DIR: Ridley Scott • WRI: Brian Helgeland, Ethan Reiff, Cyrus Voris • PRO: Russell Crowe, Brian Grazer, Ridley Scott • DOP: John Mathieson • ED: Pietro Scalia • DES: Arthur Max • CAST: Russell Crowe, Cate Blanchett, Max von Sydow, William Hurt
They say every nation gets the government it deserves, and if that adage is true, no one told the plebs of middle England, ca. sometime ages ago. In Robin Hood, we are thrust into a turbulent world of medieval political upheaval – was there any other kind of medieval politicking? – in a dark and gritty adventure that would make Errol Flynn blush. Men in Tights it ain’t. And if every generation gets its own twist on the famous yarn, then director Ridley Scott has served this one well.
Robin Hood sees the copper fastening of the myth into historical and political context in a daring interpretation from Scott. Sandwiched between the murky and bloodthirsty reigns of Plantagenet kings Richard The Lionheart and John of England, what we have here could be dubbed ‘Robin Hood: The Backstory’. And it works.
Opening with warmongering Richard’s demise on a French battlefield, we are given a flavour of the man that would be Robin Hood. Russell Crowe plays archer Robin Longstride, replete with fortitude, loyalty and moderate charisma.

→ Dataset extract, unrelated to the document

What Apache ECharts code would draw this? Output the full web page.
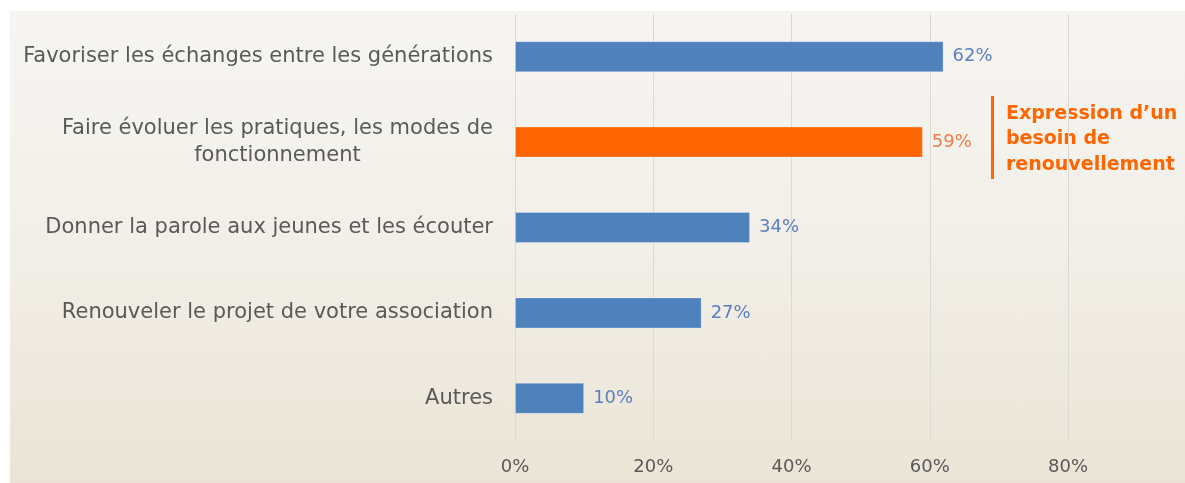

When he stumbles on the vanquished king’s aides ferrying the crown back to England, he and his merry men’s fortunes take a turn for the better.
Entrusted with returning a family heirloom to its owner by a dying aide, the gang sets off on its merry way – with the king’s crown in a satchel for good measure – to relay the news of the monarch’s demise and to make good on Longstride’s promise. Events soon lead them to Nottinghamshire, where Robin goes on a journey of self discovery, not to mention an unscrupulous turn of identity theft. It is here that we begin to see the myth in its embryonic form. There are shades of the man that would be credited for all eternity as ‘robbing from the rich to give to the poor’, but here we see a Robin preoccupied with the politics of the day.
The usual suspects are all present and correct, with a curious sense of anticipation as to how events will lead to the hijinks in the forest with which we are all so familiar. A few battles, and some serious rewriting of history, later – Robin Hood writes the Magna Carta anyone? – and things come into focus nicely.
Russell Crowe turns in a competent display as Robin of the hood, although his accent darts back and forth across the Irish Sea quicker than a harlot’s drawers down the local alehouse – just ask Little John and the boys about that one. Suffice to say they were all a good deal merrier for their trip to Nottinghamshire. Cate Blanchett is excellent as the haughty Maid Marion, an iron maiden in more ways than one, while Oscar Isaac’s portrayal as the petulant and absurd King John is also enjoyable.
Increasing taxes to fund wars on foreign soil that the populace has no interest in is an age old tale, and it is fitting that such a scenario sets the backdrop for a story as enduring as this one. Some things never change, and it seems our obsession with the story of the do-gooding archer from Sherwood Forest is one of them. Well worth the admission fee this one.